- **Dataset extract**
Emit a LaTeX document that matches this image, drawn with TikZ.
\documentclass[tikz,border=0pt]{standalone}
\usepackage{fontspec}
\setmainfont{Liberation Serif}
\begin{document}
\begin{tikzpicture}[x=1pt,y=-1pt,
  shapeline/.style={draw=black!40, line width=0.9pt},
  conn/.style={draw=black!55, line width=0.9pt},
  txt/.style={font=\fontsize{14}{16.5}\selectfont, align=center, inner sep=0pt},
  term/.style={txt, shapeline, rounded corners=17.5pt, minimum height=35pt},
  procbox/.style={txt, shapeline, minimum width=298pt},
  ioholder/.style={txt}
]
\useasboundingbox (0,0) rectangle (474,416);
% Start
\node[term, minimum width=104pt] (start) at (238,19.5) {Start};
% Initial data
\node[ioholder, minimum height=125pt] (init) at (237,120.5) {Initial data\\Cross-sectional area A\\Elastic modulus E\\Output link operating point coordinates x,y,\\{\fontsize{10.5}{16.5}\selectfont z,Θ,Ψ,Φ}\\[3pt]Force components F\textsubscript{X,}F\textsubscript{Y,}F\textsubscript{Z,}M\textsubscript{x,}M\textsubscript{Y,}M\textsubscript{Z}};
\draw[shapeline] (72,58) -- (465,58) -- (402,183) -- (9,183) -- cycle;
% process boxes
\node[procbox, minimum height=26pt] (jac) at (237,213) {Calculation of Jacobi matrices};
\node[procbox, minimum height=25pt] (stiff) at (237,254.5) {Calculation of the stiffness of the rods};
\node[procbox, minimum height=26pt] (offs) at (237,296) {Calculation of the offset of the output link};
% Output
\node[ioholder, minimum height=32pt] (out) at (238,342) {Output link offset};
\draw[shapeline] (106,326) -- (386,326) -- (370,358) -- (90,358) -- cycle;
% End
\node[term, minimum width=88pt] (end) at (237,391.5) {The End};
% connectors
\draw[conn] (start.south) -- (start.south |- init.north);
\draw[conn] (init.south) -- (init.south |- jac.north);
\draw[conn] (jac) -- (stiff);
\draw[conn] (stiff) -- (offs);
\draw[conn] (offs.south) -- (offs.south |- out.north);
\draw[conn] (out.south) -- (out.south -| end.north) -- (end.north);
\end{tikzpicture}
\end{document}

- **Stated exercise**
Type out the material again exactly as presented.

- **Exercise response**
Emit a LaTeX document that matches this image, drawn with TikZ.
\documentclass[tikz,border=0pt]{standalone}
\usepackage{fontspec}
\setmainfont{Liberation Serif}
\begin{document}
\begin{tikzpicture}[x=1pt,y=-1pt,
  shapeline/.style={draw=black!40, line width=0.9pt},
  conn/.style={draw=black!55, line width=0.9pt},
  txt/.style={font=\fontsize{14}{16.5}\selectfont, align=center, inner sep=0pt},
  term/.style={txt, shapeline, rounded corners=17.5pt, minimum height=35pt},
  procbox/.style={txt, shapeline, minimum width=298pt},
  ioholder/.style={txt}
]
\useasboundingbox (0,0) rectangle (474,416);
% Start
\node[term, minimum width=104pt] (start) at (238,19.5) {Start};
% Initial data
\node[ioholder, minimum height=125pt] (init) at (237,120.5) {Initial data\\Cross-sectional area A\\Elastic modulus E\\Output link operating point coordinates x,y,\\{\fontsize{10.5}{16.5}\selectfont z,Θ,Ψ,Φ}\\[3pt]Force components F\textsubscript{X,}F\textsubscript{Y,}F\textsubscript{Z,}M\textsubscript{x,}M\textsubscript{Y,}M\textsubscript{Z}};
\draw[shapeline] (72,58) -- (465,58) -- (402,183) -- (9,183) -- cycle;
% process boxes
\node[procbox, minimum height=26pt] (jac) at (237,213) {Calculation of Jacobi matrices};
\node[procbox, minimum height=25pt] (stiff) at (237,254.5) {Calculation of the stiffness of the rods};
\node[procbox, minimum height=26pt] (offs) at (237,296) {Calculation of the offset of the output link};
% Output
\node[ioholder, minimum height=32pt] (out) at (238,342) {Output link offset};
\draw[shapeline] (106,326) -- (386,326) -- (370,358) -- (90,358) -- cycle;
% End
\node[term, minimum width=88pt] (end) at (237,391.5) {The End};
% connectors
\draw[conn] (start.south) -- (start.south |- init.north);
\draw[conn] (init.south) -- (init.south |- jac.north);
\draw[conn] (jac) -- (stiff);
\draw[conn] (stiff) -- (offs);
\draw[conn] (offs.south) -- (offs.south |- out.north);
\draw[conn] (out.south) -- (out.south -| end.north) -- (end.north);
\end{tikzpicture}
\end{document}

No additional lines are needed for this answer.